▸ **WORK TO COMPLETE**
Only the lines from the top of the listing below to the line that has "const yTicks = [0,0.2,0.4,0.6,0.8,1,1.2,1.4];" should be echoed, with both ends kept and pictures left out.

(Records with drawing code)
########

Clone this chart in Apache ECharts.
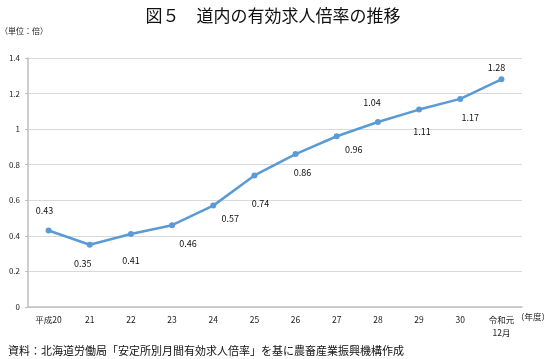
<!DOCTYPE html>
<html><head><meta charset="utf-8">
<script src="https://cdn.jsdelivr.net/npm/echarts@6/dist/echarts.min.js"></script>
<style>html,body{margin:0;padding:0;background:#fff}#c{width:546px;height:359px}</style>
</head><body><div id="c"></div>
<script>
const categories = ['平成20','21','22','23','24','25','26','27','28','29','30','令和元\n12月'];
const values = [0.43,0.35,0.41,0.46,0.57,0.74,0.86,0.96,1.04,1.11,1.17,1.28];
const yTicks = [0,0.2,0.4,0.6,0.8,1,1.2,1.4];

// label placement (style only): offsets of each value label from its point, in px
const labelOffsets = [[-4,-20],[-7,19],[0,26],[16,18],[17,13],[6,28],[7,19],[17,13],[-6,-19],[3,22],[10,19],[-5,-12]];

const font = '"Noto Sans CJK JP", "Noto Sans", sans-serif';
const chart = echarts.init(document.getElementById('c'));
chart.setOption({
  animation: false,
  textStyle: {fontFamily: font},
  title: {text: '図５　道内の有効求人倍率の推移', left: 'center', top: 2,
    textStyle: {fontSize: 17, fontWeight: 'normal', color: '#111', fontFamily: font}},
  grid: {left: 28, right: 24, top: 58, bottom: 52},
  xAxis: {type: 'category', data: categories, boundaryGap: true,
    axisLine: {lineStyle: {color: '#bfbfbf', width: 1.5}}, axisTick: {show: false},
    axisLabel: {color: '#222', fontSize: 8.5, margin: 6, lineHeight: 13, interval: 0}},
  yAxis: {type: 'value', min: 0, max: 1.4, interval: 0.2,
    axisLine: {show: true, lineStyle: {color: '#bfbfbf', width: 1.5}},
    axisTick: {show: true, length: 3, lineStyle: {color: '#bfbfbf'}},
    splitLine: {lineStyle: {color: '#d9d9d9'}},
    axisLabel: {color: '#222', fontSize: 8, margin: 8,
      formatter: v => yTicks.includes(Math.round(v*10)/10) ? String(Math.round(v*10)/10) : ''}},
  series: [{type: 'line', symbol: 'circle', symbolSize: 6,
    lineStyle: {color: '#5b9bd5', width: 2.5}, itemStyle: {color: '#5b9bd5'},
    data: values.map((v, i) => ({value: v, label: {show: true,
      position: 'inside', offset: labelOffsets[i],
      fontSize: 9, color: '#111', formatter: p => p.value.toFixed(2)}}))}],
  graphic: [
    {type: 'text', left: 0, top: 27, style: {text: '（単位：倍）', fontSize: 8, fill: '#222', fontFamily: font}},
    {type: 'text', left: 516, top: 313, style: {text: '（年度）', fontSize: 8.5, fill: '#222', fontFamily: font}},
    {type: 'text', left: 8, top: 345, style: {text: '資料：北海道労働局「安定所別月間有効求人倍率」を基に農畜産業振興機構作成', fontSize: 11, fill: '#111', fontFamily: font}}
  ]
});
</script></body></html>
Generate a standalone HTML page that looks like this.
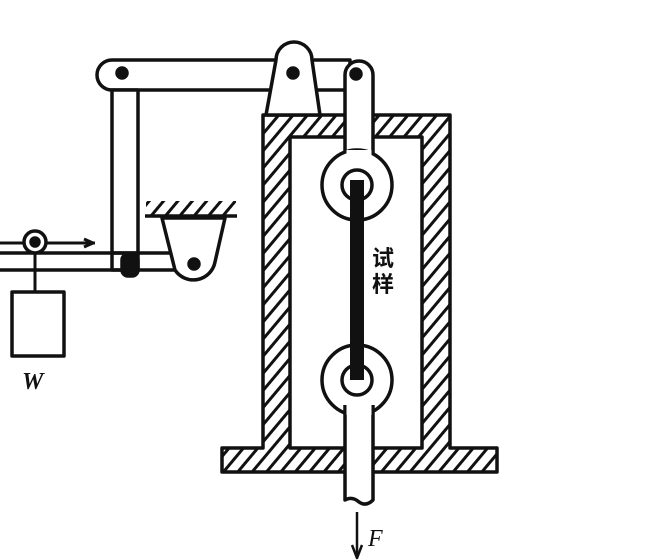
<!DOCTYPE html>
<html><head><meta charset="utf-8"><style>
html,body{margin:0;padding:0;background:#fff;width:655px;height:560px;overflow:hidden}
</style></head><body>
<svg width="655" height="560" viewBox="0 0 655 560" xmlns="http://www.w3.org/2000/svg">
<defs>
<pattern id="h" patternUnits="userSpaceOnUse" width="11" height="11" patternTransform="rotate(40)">
<rect width="11" height="11" fill="#fff"/>
<rect x="0" y="0" width="3" height="11" fill="#111"/>
</pattern>
</defs>
<g stroke="#111" stroke-width="3.5" fill="#fff" stroke-linejoin="round">
<!-- frame -->
<path d="M263,115 H450 V448 H497 V472 H222 V448 H263 Z" fill="url(#h)"/>
<rect x="290" y="137" width="132" height="311" fill="#fff"/>
<!-- top beam -->
<path d="M112,60 H350 V90 H112 A15,15 0 0 1 112,60 Z"/>
<!-- vertical bar -->
<rect x="112" y="90" width="26" height="165"/>
<!-- bracket on top -->
<path d="M266,115 L276,60 A18,18 0 0 1 312,60 L320,115 Z"/>
<circle cx="293" cy="73" r="5" fill="#111"/>
<!-- lower horizontal beam -->
<path d="M0,253 H185 V270 H0"/>
<!-- ground bracket -->
<rect x="146" y="201" width="90" height="14" fill="url(#h)" stroke="none"/>
<line x1="145" y1="216" x2="237" y2="216"/>
<path d="M162,218 L225,218 L215,262 A22,22 0 0 1 175,270 Z"/>
<circle cx="194" cy="264" r="5" fill="#111"/>
<rect x="122" y="254" width="16" height="22" rx="6" fill="#111"/>
<rect x="112" y="253" width="26" height="17" fill="none"/>
<circle cx="122" cy="73" r="5" fill="#111"/>
<!-- roller and weight -->
<line x1="0" y1="243" x2="95" y2="243" stroke-width="3"/>
<path d="M72,243 H92 M84,239 L93,243 L84,247" stroke-width="3" fill="none"/>
<line x1="35" y1="243" x2="35" y2="292" stroke-width="3"/>
<circle cx="35" cy="242" r="11"/>
<circle cx="35" cy="242" r="4" fill="#111"/>
<rect x="12" y="292" width="52" height="64"/>
<!-- link -->
<path d="M345,75 A14,14 0 0 1 373,75 V160 L345,160 Z"/>
<circle cx="357" cy="185" r="35"/>
<rect x="346.5" y="150" width="25" height="25" stroke="none"/>
<circle cx="357" cy="185" r="15"/>
<circle cx="357" cy="380" r="35"/>
<path d="M345,405 V500 Q352,496 359,502 Q366,507 373,500 V405" />
<rect x="346.5" y="395" width="25" height="20" stroke="none"/>
<circle cx="357" cy="380" r="15"/>
<circle cx="356" cy="74" r="5" fill="#111"/>
<rect x="350" y="180" width="14" height="200" fill="#111" stroke="none"/>
<!-- F arrow -->
<line x1="357" y1="512" x2="357" y2="556" stroke-width="2.5"/>
<path d="M352,545 L357,558 L362,545" fill="none" stroke-width="2.5"/>
</g>
<text x="372" y="266" font-family="Liberation Sans, 'Noto Sans CJK SC', sans-serif" font-size="22" font-weight="bold" fill="#111">试</text>
<text x="372" y="292" font-family="Liberation Sans, 'Noto Sans CJK SC', sans-serif" font-size="22" font-weight="bold" fill="#111">样</text>
<text x="22" y="389" font-family="Liberation Serif, serif" font-style="italic" font-weight="bold" font-size="24" fill="#111">W</text>
<text x="368" y="546" font-family="Liberation Serif, serif" font-style="italic" font-size="24" fill="#111">F</text>
</svg>
</body></html>
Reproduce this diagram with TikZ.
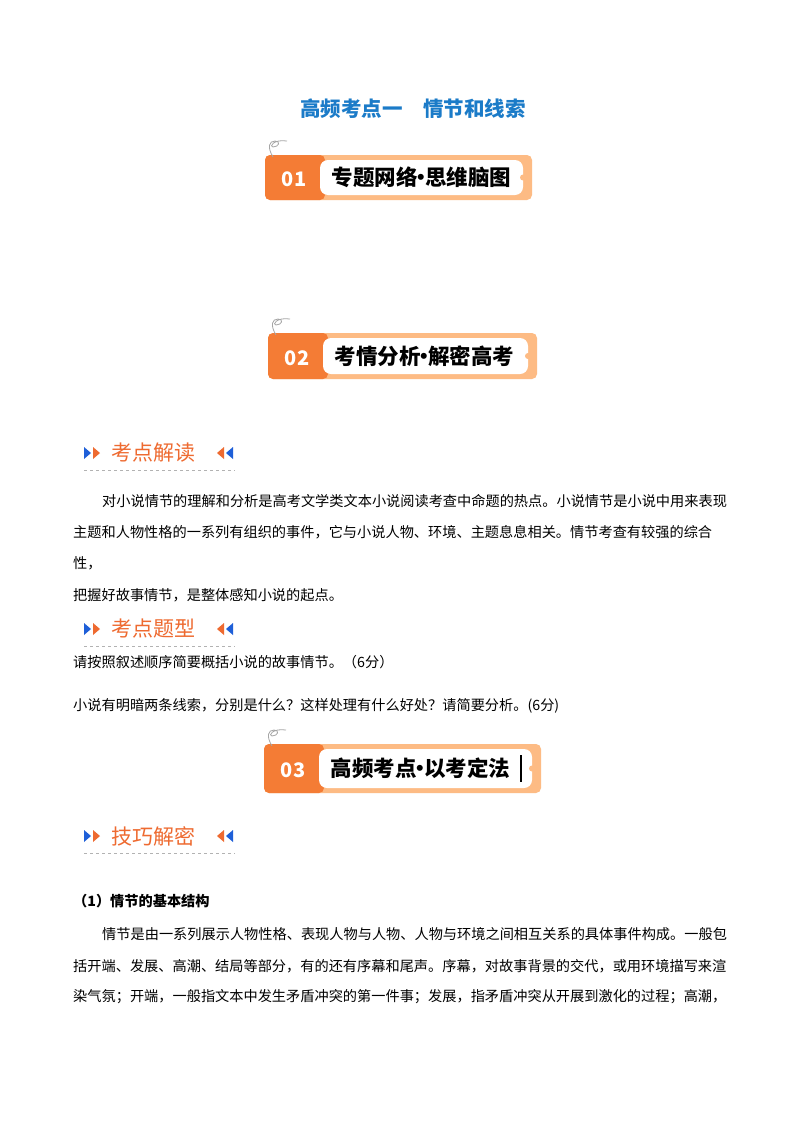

########

▸ **SOLUTION**
Clone this chart in Apache ECharts.
<!DOCTYPE html>
<html><head><meta charset="utf-8">
<script src="https://cdn.jsdelivr.net/npm/echarts@6/dist/echarts.min.js"></script>
<style>html,body{margin:0;padding:0;background:#fff}#c{width:546px;height:359px}</style>
</head><body><div id="c"></div>
<script>
const categories = ['平成20','21','22','23','24','25','26','27','28','29','30','令和元\n12月'];
const values = [0.43,0.35,0.41,0.46,0.57,0.74,0.86,0.96,1.04,1.11,1.17,1.28];
const yTicks = [0,0.2,0.4,0.6,0.8,1,1.2,1.4];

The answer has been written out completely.